I did a quick look for some sort of inline bemf circuit but I didn’t have luck in the short time I was looking.
Knowing that a physical encoder would give the most accurate results, bemf a bit less accurate, and just knowing the voltage I’d set a simple jrk to, does the simple jrk give any sort of feedback like current use or voltage that would give me any vague idea what the speed controller is doing? This of course would be the ‘least reliable’ method but I could always place rfid tags 1’ apart and use that more for knowing speed if a simple jrk or jrk with feedback could indicate if the motor is spinning at all or stalled out. If it gave a fuzzy stat on motion, even if not accurate, that would be enough for me if I don’t have to custom modify 30+ locomotives for adding encoders.
Current feedback is only on the feedback model correct? Does the simple controller give any stats about motor(s) power consumption or any other motor stats?
We have two models of jrks: the Pololu Jrk 12v12 USB Motor Controller with Feedback and the Pololu Jrk 12v12 USB Motor Controller with Feedback.

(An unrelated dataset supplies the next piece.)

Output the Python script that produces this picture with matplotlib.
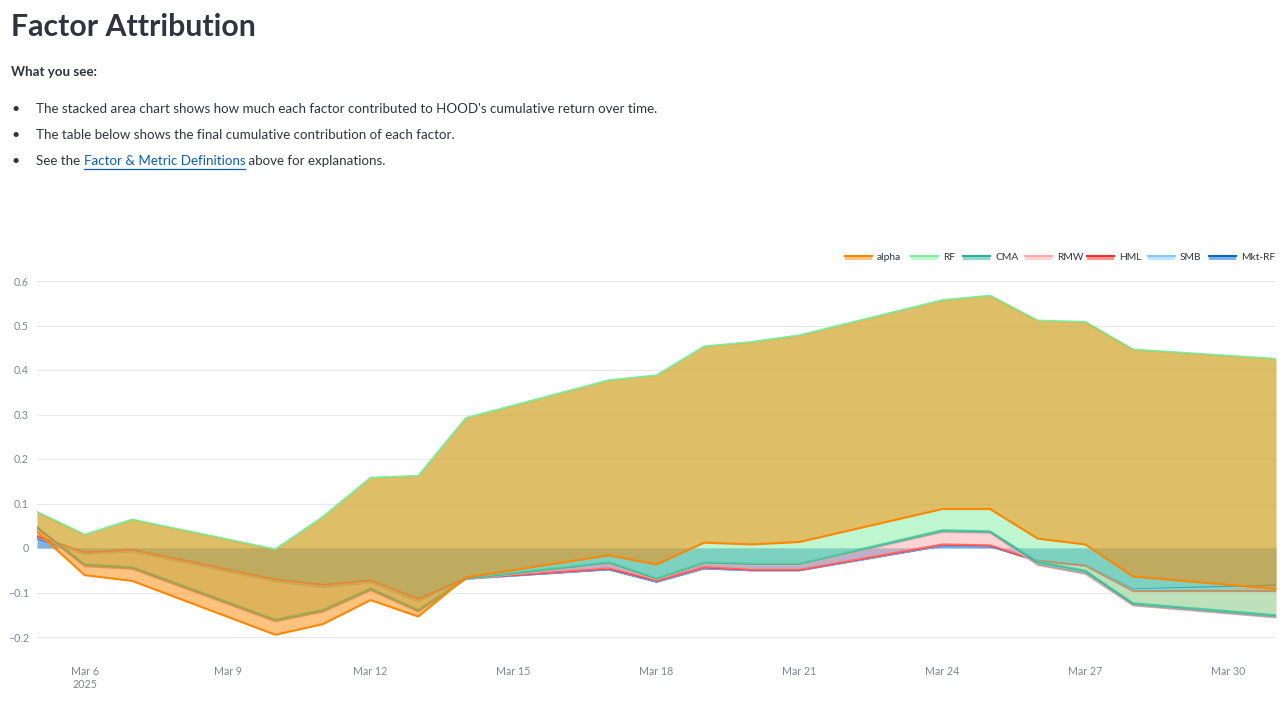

As the names imply, both models support feedback (analog or tachometer). Both models also support a simpler mode (Feedback Mode = None) where you can control the duty cycle of the motor and the jrk doesn’t have any concept of “Feedback” and doesn’t do PID calculations. In either of these modes, the jrk can report the current the motor is drawing, but please note that it isn’t very accurate for currents that are only a few hundreds of milliamps.